His mobile rings. It’s Daniel Hawthorne. Hawthorne is an eccentric, cranky and all-together-difficult, disgraced detective who now works as a freelance PD. Horowitz had worked with him on a five-part mini-series – the detective’s character was based on Hawthorne, and he had been hired to ensure the plot’s authenticity.
Hawthorn wants to hire Horowitz to write a book about him and a case he has been hired by the police to investigate. Yup. Diana Cowper’s murder. Horowitz accepts. And a complex Holmes and Watson relationship develops as the two untangle the clues and discover the truth behind Diana Cowper’s death.

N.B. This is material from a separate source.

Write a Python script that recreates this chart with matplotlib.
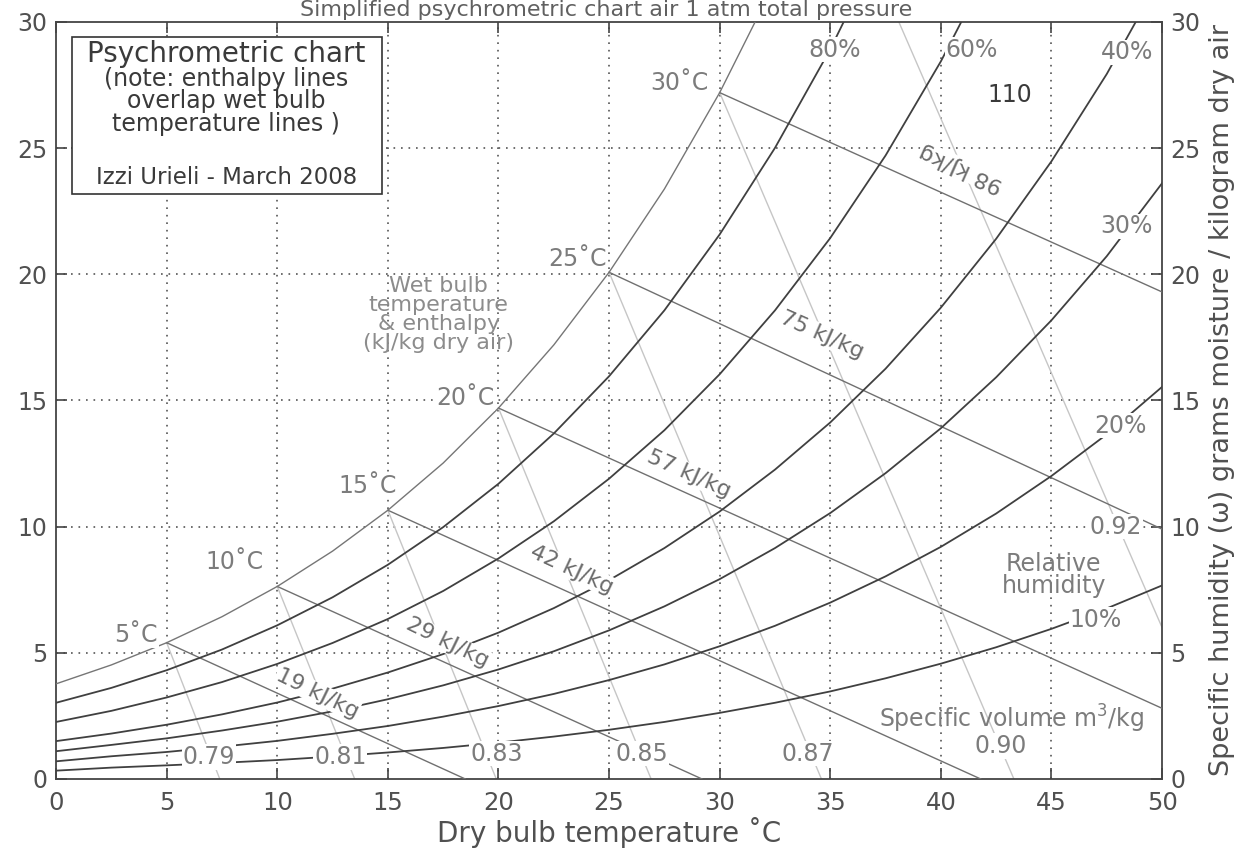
import matplotlib
matplotlib.use('Agg')
import matplotlib.pyplot as plt
from matplotlib.patches import Rectangle

# dry bulb temperatures (deg C) at which the humidity curves were read
t_db = [0, 2.5, 5, 7.5, 10, 12.5, 15, 17.5, 20, 22.5, 25, 27.5, 30, 32.5, 35,
        37.5, 40, 42.5, 45, 47.5, 50]

# specific humidity (g/kg dry air)
w_rh100 = [3.77, 4.52, 5.40, 6.43, 7.63, 9.03, 10.65, 12.52, 14.70, 17.20, 20.08,
           23.38, 27.20, 31.57]
w_rh80 = [3.02, 3.61, 4.31, 5.13, 6.09, 7.20, 8.49, 9.98, 11.70, 13.69, 15.96,
          18.57, 21.58, 25.01, 28.92, 33.39]
w_rh60 = [2.26, 2.70, 3.23, 3.84, 4.56, 5.39, 6.34, 7.45, 8.74, 10.21, 11.90,
          13.82, 16.04, 18.57, 21.44, 24.71, 28.44, 32.68]
w_rh40 = [1.50, 1.80, 2.15, 2.56, 3.03, 3.58, 4.22, 4.95, 5.80, 6.77, 7.88,
          9.15, 10.60, 12.26, 14.13, 16.26, 18.68, 21.41, 24.48, 27.94, 31.88]
w_rh30 = [1.10, 1.35, 1.61, 1.92, 2.27, 2.68, 3.16, 3.71, 4.34, 5.06, 5.89,
          6.84, 7.92, 9.15, 10.54, 12.12, 13.90, 15.92, 18.18, 20.72, 23.61]
w_rh20 = [0.70, 0.90, 1.07, 1.28, 1.51, 1.79, 2.10, 2.47, 2.89, 3.37, 3.92,
          4.54, 5.26, 6.07, 6.99, 8.03, 9.20, 10.52, 12.01, 13.66, 15.54]
w_rh10 = [0.33, 0.45, 0.54, 0.64, 0.75, 0.89, 1.05, 1.23, 1.44, 1.68, 1.95,
          2.26, 2.62, 3.02, 3.47, 3.99, 4.57, 5.22, 5.95, 6.76, 7.67]
rh_curves = [w_rh80, w_rh60, w_rh40, w_rh30, w_rh20, w_rh10]

rh_labels = ['80%', '60%', '40%', '30%', '20%', '10%']
rh_label_x = [35.2, 41.4, 48.4, 48.4, 48.1, 47.0]
rh_label_y = [28.9, 28.9, 28.8, 21.9, 14.0, 6.3]

# wet bulb / enthalpy lines: from the saturation curve down to the chart edge
wb_labels = ['5˚C', '10˚C', '15˚C', '20˚C', '25˚C', '30˚C']
wb_t0 = [5, 10, 15, 20, 25, 30]
wb_w0 = [5.40, 7.63, 10.65, 14.70, 20.08, 27.20]
wb_t1 = [18.5, 29.2, 41.8, 50, 50, 50]
wb_w1 = [0, 0, 0, 2.8, 9.9, 19.3]
wb_label_x = [4.6, 9.4, 15.4, 19.8, 24.9, 29.5]
wb_label_y = [5.7, 8.6, 11.6, 15.1, 20.6, 27.6]

h_labels = ['19 kJ/kg', '29 kJ/kg', '42 kJ/kg', '57 kJ/kg', '75 kJ/kg', '98 kJ/kg']
h_label_x = [11.8, 17.7, 23.3, 28.6, 34.6, 40.9]
h_label_y = [3.4, 5.4, 8.3, 12.1, 17.6, 24.2]
h_rot = [-26, -26, -25, -24, -24, 156]

# specific volume lines (m3/kg)
sv_labels = ['0.79', '0.81', '0.83', '0.85', '0.87', '0.90', '0.92']
sv_t0 = [5, 10, 15, 20, 25, 30, 38.1]
sv_w0 = [5.40, 7.63, 10.65, 14.70, 20.08, 27.20, 30.0]
sv_t1 = [7.4, 13.5, 19.9, 26.9, 34.6, 43.3, 50]
sv_w1 = [0, 0, 0, 0, 0, 0, 6.0]
sv_label_x = [6.9, 12.85, 19.9, 26.5, 34.0, 42.7, 47.9]
sv_label_y = [0.87, 0.87, 1.0, 1.0, 1.0, 1.3, 10.0]

x_ticks = list(range(0, 51, 5))
y_ticks = list(range(0, 31, 5))

txt_grey = '#7c7c7c'
dark = '#3a3a3a'

fig = plt.figure(figsize=(12.57, 8.58), dpi=100)
ax = fig.add_axes([0.0446, 0.0921, 0.8799, 0.8823])

# grid
for x in x_ticks[1:-1]:
    ax.plot([x, x], [0, 30], color='#555555', lw=1.2, ls=(0, (1, 3.5)), zorder=1)
for y in y_ticks[1:-1]:
    ax.plot([0, 50], [y, y], color='#555555', lw=1.2, ls=(0, (1, 3.5)), zorder=1)

# specific volume lines
for i in range(len(sv_labels)):
    ax.plot([sv_t0[i], sv_t1[i]], [sv_w0[i], sv_w1[i]], color='#c6c6c6', lw=1.0, zorder=2)

# wet bulb lines
for i in range(len(wb_labels)):
    ax.plot([wb_t0[i], wb_t1[i]], [wb_w0[i], wb_w1[i]], color='#707070', lw=1.0, zorder=3)

# saturation curve and relative humidity curves
ax.plot(t_db[:len(w_rh100)], w_rh100, color='#767676', lw=1.0, zorder=3)
for w in rh_curves:
    ax.plot(t_db[:len(w)], w, color='#404040', lw=1.3, zorder=4)

lbl_box = dict(facecolor='white', edgecolor='none', pad=0.5)

for i in range(len(rh_labels)):
    ax.text(rh_label_x[i], rh_label_y[i], rh_labels[i], color=txt_grey, fontsize=17,
            ha='center', va='center', bbox=lbl_box, zorder=6)
for i in range(len(wb_labels)):
    ax.text(wb_label_x[i], wb_label_y[i], wb_labels[i], color=txt_grey, fontsize=17,
            ha='right', va='center', bbox=lbl_box, zorder=6)
for i in range(len(h_labels)):
    ax.text(h_label_x[i], h_label_y[i], h_labels[i], color='#6a6a6a', fontsize=16,
            ha='center', va='center', rotation=h_rot[i], rotation_mode='anchor',
            bbox=lbl_box, zorder=6)
for i in range(len(sv_labels)):
    ax.text(sv_label_x[i], sv_label_y[i], sv_labels[i], color=txt_grey, fontsize=17,
            ha='center', va='center', bbox=lbl_box, zorder=6)

ax.text(43.1, 27.1, '110', color=dark, fontsize=17, ha='center', va='center', zorder=6)
ax.text(17.3, 18.4, 'Wet bulb\ntemperature\n& enthalpy\n(kJ/kg dry air)', color='#8c8c8c',
        fontsize=16, ha='center', va='center', linespacing=0.95, zorder=6)
ax.text(45.1, 8.1, 'Relative\nhumidity', color=txt_grey, fontsize=17,
        ha='center', va='center', linespacing=0.9, zorder=6)
ax.text(43.2, 2.4, 'Specific volume m$^3$/kg', color=txt_grey, fontsize=17,
        ha='center', va='center', zorder=6)

# note box in the upper left corner
ax.add_patch(Rectangle((0.72, 23.2), 14.0, 6.2, facecolor='white', edgecolor='#333333',
                       lw=1.2, zorder=7))
ax.text(7.7, 28.72, 'Psychrometric chart', color=dark, fontsize=20, ha='center',
        va='center', zorder=8)
ax.text(7.7, 27.75, '(note: enthalpy lines', color=dark, fontsize=17, ha='center',
        va='center', zorder=8)
ax.text(7.7, 26.85, 'overlap wet bulb', color=dark, fontsize=17, ha='center',
        va='center', zorder=8)
ax.text(7.7, 25.95, 'temperature lines )', color=dark, fontsize=17, ha='center',
        va='center', zorder=8)
ax.text(7.7, 23.85, 'Izzi Urieli - March 2008', color=dark, fontsize=16.5, ha='center',
        va='center', zorder=8)

ax.set_xlim(0, 50)
ax.set_ylim(0, 30)
ax.set_xticks(x_ticks)
ax.set_yticks(y_ticks)
ax.tick_params(direction='in', length=8, width=1.2, colors='#444444', labelsize=17.5,
               top=True, right=True, labelright=True, labelcolor='#505050', pad=6)
ax.tick_params(axis='x', pad=9)
ax.tick_params(axis='y', labelsize=17)
for s in ax.spines.values():
    s.set_color('#444444')
    s.set_linewidth(1.3)

ax.set_xlabel('Dry bulb temperature ˚C', fontsize=20, color='#505050', labelpad=1)
ax.yaxis.set_label_position('right')
ax.set_ylabel('Specific humidity (ω) grams moisture / kilogram dry air', fontsize=19.5,
              color='#505050', labelpad=6)

fig.text(0.4825, 0.9815, 'Simplified psychrometric chart air 1 atm total pressure',
         fontsize=16, color='#606060', ha='center', va='baseline')

fig.savefig('out.png', dpi=100)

Horowitz is the narrator and he tells the story in real time which pulls you immediately into the centre of the action – very TV-ish – and not an easy literary technique, which speaks to his talent as a writer.
The Word is Murder is smart, clever and hugely entertaining, a classic crime novel for a contemporary reader. I give it 5 out of 5.

Choose Your Own Disaster
Millennial memoirs too often are kinda lame and self-indulgent coming-of-age stories that are not very interesting unless, perhaps, you are the Millennial author’s mom.
Dana Schwartz’s Choose Your Own Disaster is an exception.
Schwartz, a correspondent at Entertainment Weekly, has written for The New Yorker, The Guardian, the New York Observer, Marie Claire, Glamour, Mic, GQ, VICE, and more; she’s also a social media star with more than 83,000 Twitter followers. So she knows how to craft an engaging story.
Part quiz, part memoir, Choose Your Own Disaster, tweeted Schwartz recently, “is like if a personality quiz and a memoir had a baby that grew up to suffer from anxiety and depression”.
In CYOD, Schwartz revisits all the bad decisions she made in her twenties as she set out to find herself in a world where there are almost endless possible versions of who that might be.
An eating disorder, dating the wrong men, feeling fat, unattractive and not very smart by turns . . . Schwartz shares real-life stories any woman can relate to with a quirky and brutally honest sense of humour, and she packages it like a BuzzFeed quiz parody.
This is probably chick lit but maybe guys go through similar self-examination on the road to Big Boyhood?

Three Days Missing
Kat Jenkin’s eight-year-old son Ethan is not like the other kids. He’s uber smart – 158 IQ – and way odd – his ears are too big, his curls are too crazy and his finger-smudged glasses never sit straight on his nose. I love this kid. No surprise: Ethan is terrorized in class and on the playground, especially by stupid-spoiled bully Sammy Huntington.
Despite her misgivings, Kat signs Ethan up for a sleep-away school trip to an old gold rush town and as she drops him off at the bus, her inside voice whispers, “Please let him make a friend. And please keep him safe.”
The next morning, Kat is rudely awakened by pounding on her front door. It’s the police.
Stef Huntington, mother of Sammy and wife of Atlanta mayor Sam Huntington, gets a call from someone claiming to have taken her son.
Sammy isn’t missing. But Ethan is.
Weirdly – well, OK, this is fiction – Sammy looks like Ethan.
Has the wrong kid been kidnapped?
Three Days Missing is a twisty tale with a tidy tension build to a disappointingly predictable conclusion. But we’re talking easy summer reads, and this one is park bench perfect.